As reported by The Washington Post [1], this labyrinthine tale began on Saturday, when Google News indexed a United bankruptcy piece published by the Chicago Tribune way back in 2002. United filed for chapter 11 that December, but emerged from bankruptcy four years later.

Google insists [2] the South Florida Sun-Sentinel - a Trib sister paper - republished the story at about 10:30pm Pacific Saturday evening. But the papers' parent company says Google bots must have pulled the piece from the Sun-Sentinel's online archive.

In any event, the story lacked a date stamp. So Google stamped it with the current date: September 6, 2008.

Two days later, an unsuspecting reporter with a Florida investment research firm/news outfit typed "bankruptcy 2008" into Google News, and the six-year-old story appeared in the search results - looking brand new.

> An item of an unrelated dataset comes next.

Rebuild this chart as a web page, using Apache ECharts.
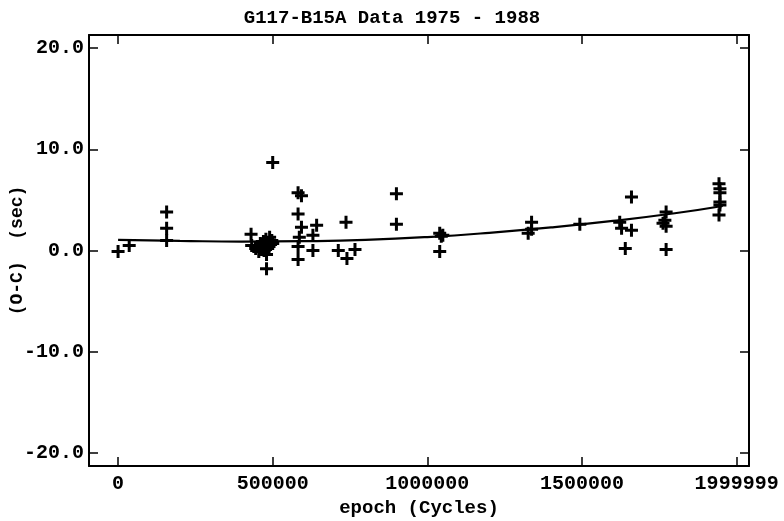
<!DOCTYPE html>
<html>
<head>
<meta charset="utf-8">
<script src="https://cdn.jsdelivr.net/npm/echarts@6/dist/echarts.min.js"></script>
<style>html,body{margin:0;padding:0;background:#fff}#c{width:784px;height:521px}</style>
</head>
<body>
<div id="c"></div>
<script>
// Observations: epoch (cycles) and O-C (sec)
const obsEpoch = [0,36000,157000,157000,157000,430000,432000,445000,450000,455000,460000,465000,470000,472000,475000,478000,480000,480000,485000,488000,490000,493000,497000,500000,500000,582000,593000,582000,593000,586000,582000,582000,642000,630000,630000,712000,737000,740000,766000,900000,900000,1040000,1045000,1050000,1040000,1326000,1337000,1337000,1493000,1622000,1628000,1640000,1660000,1660000,1762000,1768000,1772000,1772000,1772000,1943000,1946000,1946000,1946000,1946000,1943000];
const obsOC    = [-0.1,0.5,3.8,2.2,1.0,1.6,0.5,0.2,0.4,-0.1,0.7,0.3,0.9,0.0,0.6,1.1,-0.4,-1.8,0.8,0.4,1.3,0.6,1.0,8.7,0.7,5.7,5.4,3.6,2.3,1.3,0.4,-0.9,2.5,1.5,0.0,0.0,2.8,-0.8,0.1,5.6,2.6,1.7,1.4,1.5,-0.1,1.7,2.1,2.8,2.6,2.8,2.2,0.2,2.0,5.3,2.7,3.0,3.8,2.4,0.1,6.6,6.1,5.7,4.8,4.5,3.5];
// Fitted curve
const fitEpoch = [0,200000,400000,600000,800000,1000000,1200000,1400000,1600000,1800000,1955000];
const fitOC    = [1.05,0.95,0.88,0.92,1.05,1.33,1.75,2.28,2.92,3.68,4.4];
// Tick labels
const xTicks = [0,500000,1000000,1500000,2000000];
const xTickLabels = ['0','500000','1000000','1500000','1999999'];
const yTicks = [-20,-10,0,10,20];
const yTickLabels = ['-20.0','-10.0','0.0','10.0','20.0'];

const FONT = '"Liberation Mono", "DejaVu Sans Mono", monospace';
const chart = echarts.init(document.getElementById('c'));
const baseX = {
  type:'value', min:-94000, max:2040000,
  axisLine:{show:true,onZero:false,lineStyle:{color:'#000',width:2}},
  axisTick:{show:true,inside:true,length:9,customValues:xTicks,lineStyle:{color:'#000',width:1.5}},
  splitLine:{show:false}
};
const baseY = {
  type:'value', min:-21.3, max:21.3,
  axisLine:{show:true,onZero:false,lineStyle:{color:'#000',width:2}},
  axisTick:{show:true,inside:true,length:9,customValues:yTicks,lineStyle:{color:'#000',width:1.5}},
  splitLine:{show:false}
};
chart.setOption({
  animation:false,
  backgroundColor:'#fff',
  title:{text:'G117-B15A Data 1975 - 1988',left:'center',top:4,
    textStyle:{fontFamily:FONT,fontWeight:'bold',fontSize:19,color:'#000'}},
  grid:{left:89,right:35,top:35,bottom:55,containLabel:false,outerBoundsMode:'none'},
  xAxis:[
    Object.assign({},baseX,{position:'bottom',
      name:'epoch (Cycles)',nameLocation:'middle',nameGap:33,nameMoveOverlap:false,
      nameTextStyle:{fontFamily:FONT,fontWeight:'bold',fontSize:19,color:'#000'},
      axisLabel:{show:true,customValues:xTicks,margin:8,fontFamily:FONT,fontWeight:'bold',fontSize:20,color:'#000',
        formatter:v=>xTickLabels[xTicks.indexOf(v)]}}),
    Object.assign({},baseX,{position:'top',axisLabel:{show:false}})
  ],
  yAxis:[
    Object.assign({},baseY,{position:'left',
      name:'(O-C)  (sec)',nameLocation:'middle',nameGap:63,nameRotate:90,nameMoveOverlap:false,
      nameTextStyle:{fontFamily:FONT,fontWeight:'bold',fontSize:18,color:'#000'},
      axisLabel:{show:true,customValues:yTicks,margin:5,fontFamily:FONT,fontWeight:'bold',fontSize:20,color:'#000',
        formatter:v=>yTickLabels[yTicks.indexOf(v)]}}),
    Object.assign({},baseY,{position:'right',axisLabel:{show:false}})
  ],
  series:[
    {type:'line',data:fitEpoch.map((e,i)=>[e,fitOC[i]]),smooth:true,symbol:'none',
      lineStyle:{color:'#000',width:2.2},z:2},
    {type:'scatter',data:obsEpoch.map((e,i)=>[e,obsOC[i]]),
      symbol:'path://M5,0H8V5H13V8H8V13H5V8H0V5H5Z',symbolSize:13,
      itemStyle:{color:'#000',opacity:1},z:3}
  ]
});
</script>
</body>
</html>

The research firm, Income Securities Advisors, happens to be one of Bloomberg's so-called third-party content providers, and the story was soon spewed onto Wall Street monitors via a Bloomberg subscription news service - as nothing more than a headline.

The headline read "United Airlines files for Ch. 11 to cut costs."

When the Nasdaq Stock Market opened Monday morning, the stock price of United's parent company, UAL, sat at $12.30. But when the Bloomberg headline appeared at about 11am Eastern, the price dipped to $3 within the hour.

UAL trading was eventually halted, and after the headline was explained, the stock rebounded to $10.92 by closing time. But this tale paints a telling picture of Wall Street - and the news game. We can't decide which is more ridiculous. ®

Update

The Tribune Company has now said [3] that traffic to the Sun-Sentinel's archive pushed the old bankruptcy article onto the "most viewed" section of the paper's web site.